Interesting test of the differences in flavour of dry and liquid extract.
It's not in the actual Brulosophy experiment list yet but they did a test of liquid vs dry malt extract. Both Breiss pilsen, amounts so they'd be the same gravity.
http://brulosophy.com/2019/05/27/li...-vs-dry-malt-extract-dme-exbeeriment-results/
People could tell the difference and neither was a bad beer, but neither of them tasted like the style you'd think you'd get with pilsen malt.
"Guesses included Amber Ale, Altbier, ESB and other more malt-forward styles. Looks of confusion only arose when I informed tasters they’d been drinking beers made entirely with either liquid or dry Pilsner malt extract..."
"...the LME beer was slightly richer with a stronger caramel flavor while the DME beer was a bit cleaner. Regardless, both shared the unmistakable richness of malt extract, a flavor I’ve never gotten in beers made with 100% Pilsner malt."
"As someone who only uses malt extract for xBmts specifically focused on malt extract, my experience with these beers did little to change my opinion on the ingredient. That said, my previously held conviction, which was beaten into me during my first few years of brewing, that LME is of higher quality than DME has certainly changed. I’m not saying the LME beer was bad, but in terms of the style I was aiming for, it was far from the mark. For what was ultimately 100% Pilsner malt beers, the DME version came quite a bit closer in appearance and flavor. In the event I decide to use extract for anything other than a starter in the future, without question, it’s be dry."
In an
older experiment on the age of liquid extract that caramel flavour was more evident and that's part of what me and a few others have perceived as part of the twang. Far from all of it but a part.

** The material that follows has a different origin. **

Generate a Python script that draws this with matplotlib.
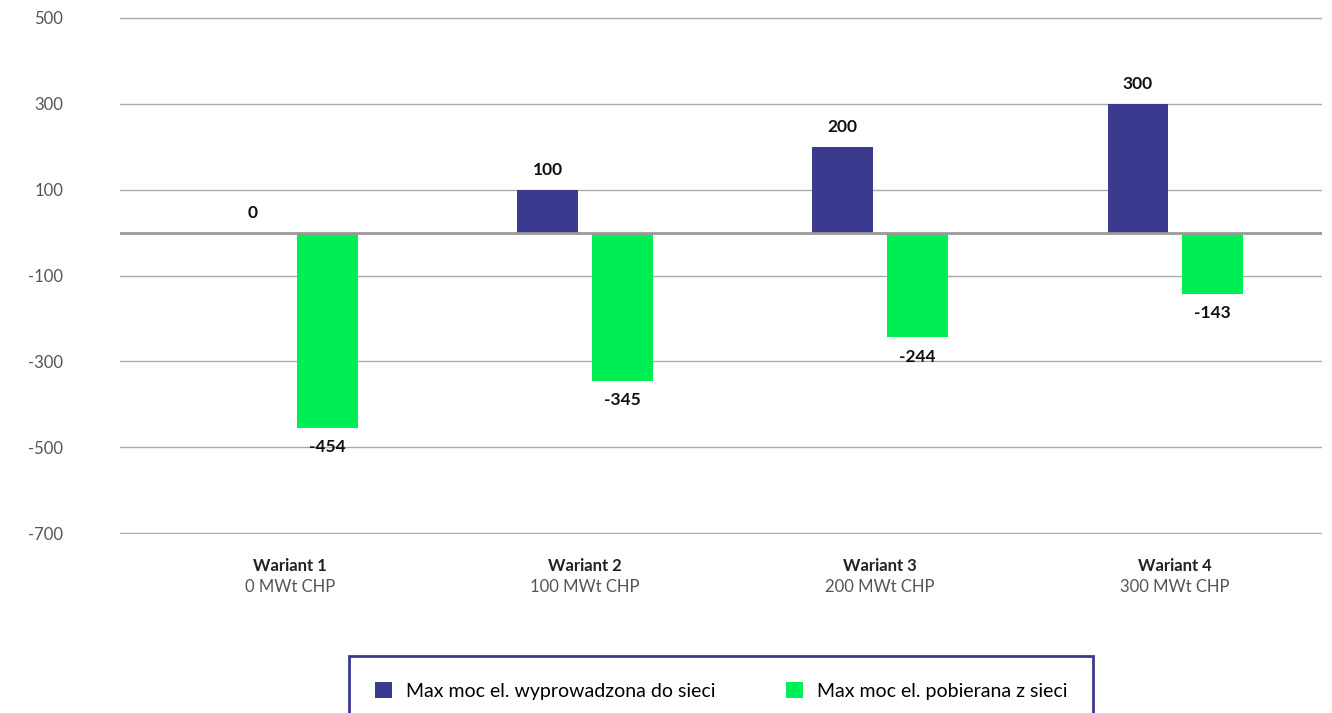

I've just been going over my notes of beer I've made with all or part extract had any notes about twang and the only thing close was this:
⦁ 17th Dec 4am. Eating it with a couple of fajitas and the chilli sauce is giving it a peppery edge. On pouring even going aggressive at the end got zero head. The taste is a slight chocolate. There's some fruityness to it and a very slight 'cask a few days in' twang, but given all that I think it's alright. The bitterness is there and just on the edge of going too far.
And that was with a dry extract stout with a little crystal and chocolate malt that I'd left in a fermenter with no airlock and a slightly opened lid for a few months and it had got a pellicle on it.
Then looking back on the rest of the DME beers I'd never thought about the twang when tasting them, and that means it didn't present itself enough to make you think about it, which is great. It's like when you have 1,000 cups of tea and don't even think about them then you get a crap one and that's the one you think about. You don't notice things being right and doing their job properly.
Then I looked back on my beer kits and found regular notes of slight sourness, caramel and general homebrewyness. Loads of the kits tests I did were two cans or short brewed with no sugar, too.
I'm still siding with liquid extract being the biggest cause of twang.